On to Fiction: Isabella Hammad

Enter Ghost by Isabella Hammad

My rating: 5 of 5 stars


Set mostly in the West Bank, this complex novel involves a personal struggle, a family struggle, and a professional struggle, all against a political struggle. And there are many ghosts. All skillfully woven together. The characters are vivid and differentiated and likeable. Some are Israeli-Arabs and some Palestinians from the West Bank, between which there are sometimes tensions, and Sonia from the diaspora. Sonia, an actor from London, visits her sister who teaches at a Hebrew University for a break from her career and her love life. There are secrets–or at least events/thoughts that have not been revealed–between the sisters, between sisters and father, between an uncle (father’s brother) and the sisters. These against the challenges of casting, practicing, and producing Hamlet. All these tensions keep the plot moving and the interest flowing.
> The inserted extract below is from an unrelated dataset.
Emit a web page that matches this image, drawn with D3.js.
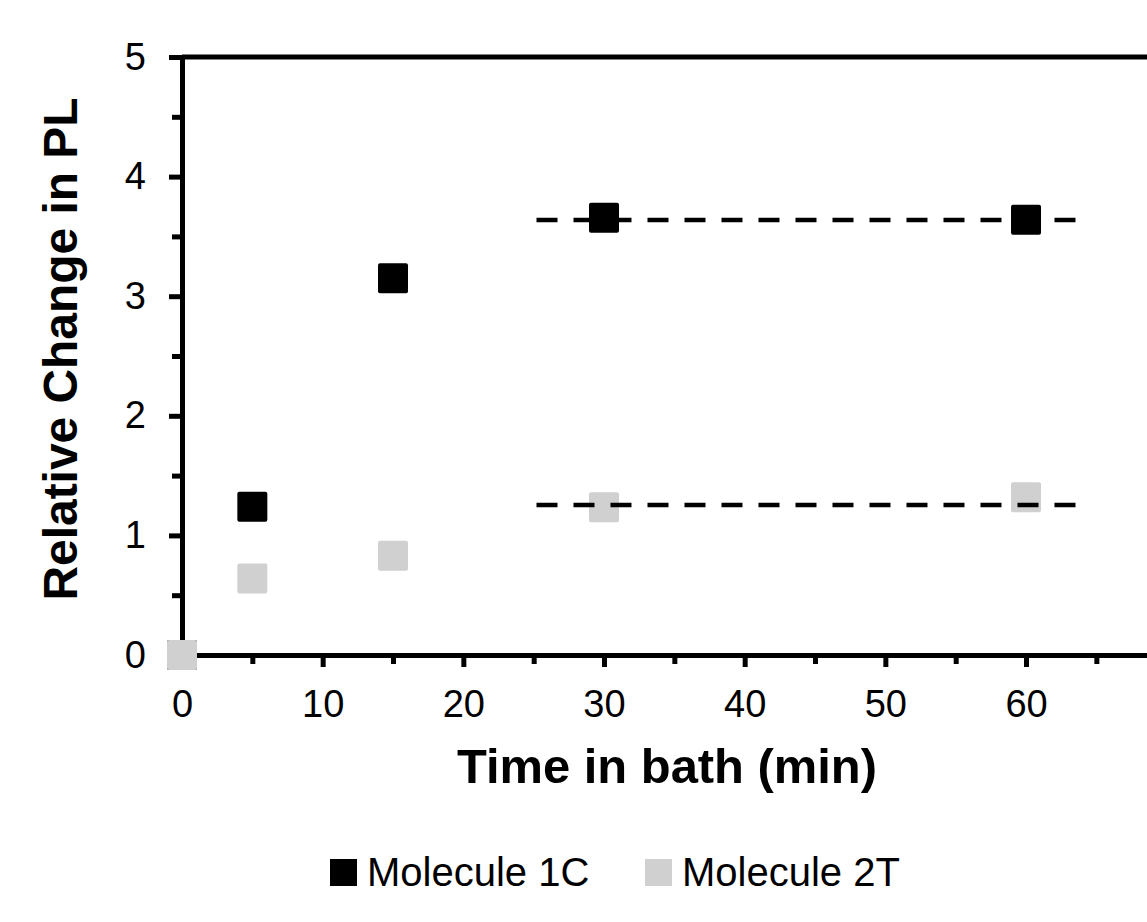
<!DOCTYPE html>
<html>
<head>
<meta charset="utf-8">
<script src="https://cdn.jsdelivr.net/npm/d3@7"></script>
<style>
  html, body { margin: 0; padding: 0; background: #fff; overflow: hidden; }
  text { font-family: "Liberation Sans", Arial, sans-serif; fill: #000; }
</style>
</head>
<body>
<div id="chart"></div>
<script>
// values
const times = [0, 5, 15, 30, 60];
const mol1C = [0, 1.24, 3.15, 3.655, 3.64];
const mol2T = [0, 0.64, 0.83, 1.235, 1.32];
const seriesNames = ['Molecule 1C', 'Molecule 2T'];
const seriesColors = ['#000000', '#d0d0d0'];
const plateauRange = [25.2, 63.8];
const plateauValues = [3.637, 1.254];
const xMajorTicks = [0, 10, 20, 30, 40, 50, 60];
const xMinorTicks = [5, 15, 25, 35, 45, 55, 65];
const yMajorTicks = [0, 1, 2, 3, 4, 5];
const yMinorTicks = [0.5, 1.5, 2.5, 3.5, 4.5];

(function(){
    const fullWidth = 1147;
    const fullHeight = 922;

    const svg = d3.select('#chart')
        .append('svg')
            .attr('width', fullWidth)
            .attr('height', fullHeight);

    const xScale = d3.scaleLinear()
        .domain([0, 70])
        .range([182, 182 + 70 * 14.067]);

    const yScale = d3.scaleLinear()
        .domain([0, 5])
        .range([655, 57]);

    const lw = 5;

    // minor ticks first (no labels)
    svg.append('g')
            .attr('transform', `translate(0, ${yScale(0)})`)
        .call(d3.axisBottom(xScale).tickValues(xMinorTicks).tickSize(9).tickFormat(''))
        .call(g => g.select('.domain').remove())
        .selectAll('line').attr('stroke-width', lw);

    svg.append('g')
            .attr('transform', `translate(${xScale(0)}, 0)`)
        .call(d3.axisLeft(yScale).tickValues(yMinorTicks).tickSize(10).tickFormat(''))
        .call(g => g.select('.domain').remove())
        .selectAll('line').attr('stroke-width', lw);

    // major axes
    const xAxis = svg.append('g')
            .attr('transform', `translate(0, ${yScale(0)})`)
        .call(d3.axisBottom(xScale).tickValues(xMajorTicks).tickSize(12).tickSizeOuter(0).tickPadding(23).tickFormat(d3.format('d')));
    xAxis.select('.domain').attr('stroke-width', lw);
    xAxis.selectAll('line').attr('stroke-width', lw);
    xAxis.selectAll('text').attr('font-size', 38).style('font-family', '"Liberation Sans", Arial, sans-serif');

    const yAxis = svg.append('g')
            .attr('transform', `translate(${xScale(0)}, 0)`)
        .call(d3.axisLeft(yScale).tickValues(yMajorTicks).tickSize(13).tickSizeOuter(0).tickPadding(23).tickFormat(d3.format('d')));
    yAxis.select('.domain').attr('stroke-width', lw);
    yAxis.selectAll('line').attr('stroke-width', lw);
    yAxis.selectAll('text').attr('font-size', 38).style('font-family', '"Liberation Sans", Arial, sans-serif');

    // top and right frame
    svg.append('line')
        .attr('x1', xScale(0)).attr('x2', xScale(70))
        .attr('y1', yScale(5)).attr('y2', yScale(5))
        .attr('stroke', '#000').attr('stroke-width', lw);
    svg.append('line')
        .attr('x1', xScale(70)).attr('x2', xScale(70))
        .attr('y1', yScale(0)).attr('y2', yScale(5))
        .attr('stroke', '#000').attr('stroke-width', lw);

    // markers
    const size = 30;
    [mol1C, mol2T].forEach((vals, i) => {
        svg.append('g')
            .selectAll('rect')
            .data(times.map((t, j) => ({t: t, v: vals[j]})))
            .enter()
            .append('rect')
                .attr('x', d => xScale(d.t) - size / 2)
                .attr('y', d => yScale(d.v) - size / 2)
                .attr('width', size)
                .attr('height', size)
                .attr('rx', 2)
                .attr('fill', seriesColors[i]);
    });

    // plateau dashed lines
    svg.selectAll('.plateau')
        .data(plateauValues)
        .enter()
        .append('line')
            .attr('class', 'plateau')
            .attr('x1', xScale(plateauRange[0]))
            .attr('x2', xScale(plateauRange[1]))
            .attr('y1', d => yScale(d))
            .attr('y2', d => yScale(d))
            .attr('stroke', '#000')
            .attr('stroke-width', 4.5)
            .attr('stroke-dasharray', '21,16');

    // axis titles
    svg.append('text')
        .attr('x', 667)
        .attr('y', 783)
        .attr('text-anchor', 'middle')
        .attr('font-size', 48)
        .attr('font-weight', 'bold')
        .attr('textLength', 420)
        .attr('lengthAdjust', 'spacingAndGlyphs')
        .text('Time in bath (min)');

    svg.append('text')
        .attr('transform', 'translate(77, 349) rotate(-90)')
        .attr('text-anchor', 'middle')
        .attr('font-size', 48)
        .attr('font-weight', 'bold')
        .attr('textLength', 503)
        .attr('lengthAdjust', 'spacingAndGlyphs')
        .text('Relative Change in PL');

    // legend
    const legendX = [330, 645];
    const legend = svg.selectAll('.legend')
        .data(seriesNames)
        .enter()
        .append('g')
            .attr('class', 'legend')
            .attr('transform', (d, i) => `translate(${legendX[i]}, 859)`);

    legend.append('rect')
        .attr('width', 27)
        .attr('height', 27)
        .attr('fill', (d, i) => seriesColors[i]);

    legend.append('text')
        .attr('x', 37)
        .attr('y', 27)
        .attr('font-size', 40)
        .text(d => d);
}())
</script>
</body>
</html>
In an interesting move, there are moments–usually at rehearsals–told in the form of a play. For me this both reminded me they were performing and allowed for condensation of detail. When there are play lines the character indicated isn’t the Shakespearean character’s name but the actors, which keeps focus on the characters in the novel. Of course it helps to know the play, but there is enough explanation of the plot that one doesn’t have to. The group is performing the play in Arabic, and Hammond uses an Arabic translation that she translates into English, so the words are not always identical to speeches one may have memorized. They are always recognizable.

I have already requested her first novel and I look forward to Hammad writing more.